The Presbyterian Church U.S.A. has officially cleared the way for openly gay men and women in same-sex relationships to be ordained as clergy.
The new policy goes into effect today after the church's assembly and 97 of the denomination's 173 presbyteries approved the change within the church’s constitution. The move represents a major change in the history of the 2.8 million-member Presbyterian denomination.
“The new policy for the Presbyterian Church becomes official on Sunday and a number of churches will mark the moment with prayer and rejoicing in their Sunday services,” according to a press release from the members of the More Light Presbyterians.
During the past several years, the debate has rambled on with a majority of church members previously rejecting changes that would allow noncelibate gays and lesbians to be ordained.
More than 100 of the 11,000 Presbyterian churches in the United States have already left the denomination over the issue.
"We are entering a new era of equality," Michael Adee, the executive director of More Light Presbyterians, a Minnesota-based church group, said a statement to the media. “Across this country members of welcoming and affirming congregations and ministries are telling the stories of faithful candidates who can now be considered for ordination."
He said he knew of several "closeted gay clergy who are planning on coming out" because of the new rules.
Adee also said the historic moment “returns us to ordination standards that focus on faith and character rather than one's marital status or sexual orientation."
The new policy will change the actual language in the church constitution, which actually banned homosexuals from serving as church ministers, elders and deacons. Presbyteries voted to delete the constitutional requirement for clergy to live “in fidelity within the covenant of marriage between a man and a woman, or chastity in singleness.”
“It allows each presbytery, or regional governing body, to decide what sexual standards to place on ordination,” according to the church's official press release.
But despite the church’s move this week, there are plenty of those who oppose the measure within the Presbyterian community.
Andrew Quinn, a local Presbyterian church member in Mobile, Ala., said the news is spreading like wildfire among Presbyterians and the church membership across the nation.

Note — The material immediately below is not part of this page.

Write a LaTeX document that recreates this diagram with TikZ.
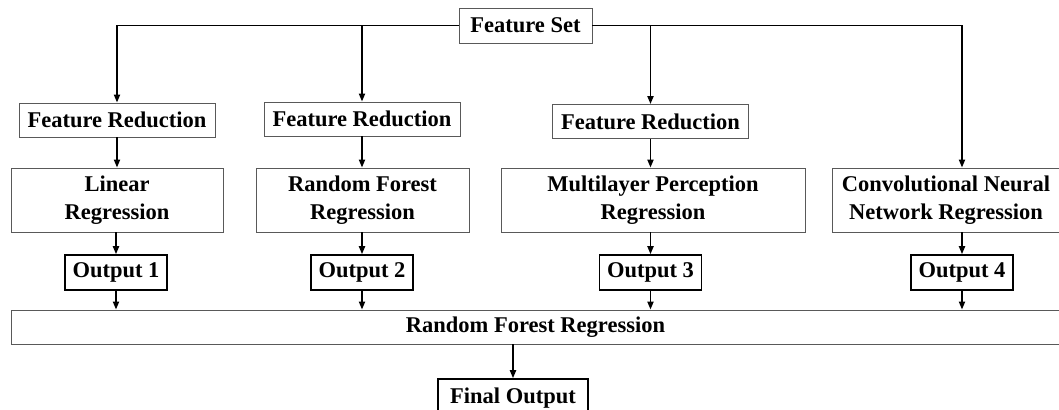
\documentclass[tikz,border=0pt]{standalone}
\usepackage{fontspec}
\setmainfont{Liberation Serif}
\usetikzlibrary{arrows.meta}
\begin{document}
\begin{tikzpicture}[
    x=0.025cm, y=-0.025cm,
    font=\fontsize{16}{19.5}\selectfont\bfseries,
    box/.style={
      draw=black!65,
      line width=0.6pt,
      inner sep=1pt,
      align=center
    },
    outbox/.style={
      draw=black,
      line width=1.1pt,
      inner sep=1pt,
      minimum width=2.55cm,
      minimum height=0.875cm
    },
    flow/.style={
      line width=1.3pt,
      -{Triangle[length=2mm,width=1.5mm]}
    }
  ]
  \useasboundingbox (0,0) rectangle (1059,409);

  \node (fs) at (525.5,25.5) [box,minimum width=3.325cm,minimum height=0.875cm]{Feature Set};

  \node (fr1) at (117,120) [box,minimum width=4.9cm,minimum height=0.85cm]{Feature Reduction};
  \node (fr2) at (362,119) [box,minimum width=4.9cm,minimum height=0.85cm]{Feature Reduction};
  \node (fr3) at (650.5,121.5) [box,minimum width=4.9cm,minimum height=0.85cm]{Feature Reduction};

  \node (reg1) at (117,200) [box,minimum width=5.3cm,minimum height=1.6cm]{Linear\\Regression};
  \node (reg2) at (362.5,200) [box,minimum width=5.325cm,minimum height=1.6cm]{Random Forest\\Regression};
  \node (reg3) at (653,200) [box,minimum width=7.6cm,minimum height=1.6cm]{Multilayer Perception\\Regression};
  \node (reg4) at (946,200) [box,minimum width=5.7cm,minimum height=1.6cm]{Convolutional Neural\\Network Regression};

  \node (out1) at (116,272.5) [outbox]{Output 1};
  \node (out2) at (362,272.5) [outbox]{Output 2};
  \node (out3) at (650.5,272.5) [outbox]{Output 3};
  \node (out4) at (962,272.5) [outbox]{Output 4};

  \node (rf) at (535.5,327) [box,minimum width=26.2cm,minimum height=0.85cm]{Random Forest Regression};
  \node (final) at (513,398) [outbox,minimum width=3.75cm,minimum height=0.95cm]{Final Output};

  \draw[flow] (fs.west) -| (fr1.north);
  \draw[flow] (fs.west) -| (fr2.north);
  \draw[flow] (fs.east) -| (fr3.north);
  \draw[flow] (fs.east) -| (reg4.north -| out4);

  \draw[flow] (fr1.south) -- (fr1.south |- reg1.north);
  \draw[flow] (fr2.south) -- (fr2.south |- reg2.north);
  \draw[flow] (fr3.south) -- (fr3.south |- reg3.north);

  \draw[flow] (reg1.south -| out1) -- (out1.north);
  \draw[flow] (reg2.south -| out2) -- (out2.north);
  \draw[flow] (reg3.south -| out3) -- (out3.north);
  \draw[flow] (reg4.south -| out4) -- (out4.north);

  \draw[flow] (out1.south) -- (out1.south |- rf.north);
  \draw[flow] (out2.south) -- (out2.south |- rf.north);
  \draw[flow] (out3.south) -- (out3.south |- rf.north);
  \draw[flow] (out4.south) -- (out4.south |- rf.north);

  \draw[flow] (rf.south -| final) -- (final.north);

\end{tikzpicture}
\end{document}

“This is not only against God’s will for our lives, it is a slap in the face of religion in general,” Quinn said.
“There are many of us who do not agree with this vote and will probably leave the church. It saddens me that we have allowed the secular wishes of the world to enter the walls of the churches around the nation.”
Disagreements like Quinn's argument about homosexuals and gay clergy have led to contention within other denominations while others remain staunchly opposed to the idea.
The Southern Baptist Convention, the largest of the Baptist denominations and the largest Protestant group in America, has considered same-gender sexual behavior to be sinful, stating that its members "affirm God's plan for marriage and sexual intimacy as one man, and one woman.”
Baptists in general firmly believe that homosexuality is not a valid lifestyle and that is an outright sin.
“The Bible condemns it as sin. It is not, however, an unforgivable sin. The same redemption available to all sinners is available to homosexuals. They, too, may become new creations in Christ,” according to the church’s bylaws.
Members of the United Methodist Church have also struggled with the issue of gay church leadership.
Since 1972, the Book of Discipline within the UMC faith declares "homosexual practice" to be "incompatible with Christian teaching” – which has continuously been challenged in the denomination.
Presbyterians as a whole remain divided on the issue although gay and lesbian members are allowed to worship within the walls of the church.
The Presbyterian Church is the not the only Protestant denomination that has lifted the ban against gay clergy.
Others denominations include The Episcopal Church, the United Church of Christ, and the Evangelical Lutheran Church in America.
"In passing this policy our denomination removed all sexual behavior standards from its constitution," the Rev. Parker T. Williamson, editor emeritus of the conservative publication The Layman, which actively opposed the change in the PC(USA), said in a statement this week.
"Scripture is very clear that there are standards relating to our sexual behavior but this denomination has decided it doesn't have any standards."
Below is the text of the new amendment according the Presbyterian constitution changes in the "Book of Order."
"New amendment to Presbyterian Church (U.S.A.) Book of Order Standards for ordained service reflect the church’s desire to submit joyfully to the Lordship of Jesus Christ in all aspects of life (G-1.0000). The governing body responsible for ordination and/or installation (G.14.0240; G-14.0450) shall examine each candidate’s calling, gifts, preparation, and suitability for the responsibilities of office. The examination shall include, but not be limited to, a determination of the candidate’s ability and commitment to fulfill all requirements as expressed in the constitutional questions for ordination and installation (W-4.4003). Governing bodies shall be guided by Scripture and the confessions in applying standards to individual candidates."
The amendment in to Presbyterian Church Book of Order read like this prior to the vote:
"Those who are called to office in the church are to lead a life in obedience to Scripture and in conformity to the historic confessional standards of the church. Among these standards is the requirement to live either in fidelity within the covenant of marriage between a man and a woman (W-4.9001), or chastity in singleness. Persons refusing to repent of any self-acknowledged practice which the confessions call sin shall not be ordained and/or installed as deacons, elders, or ministers of the Word and Sacrament."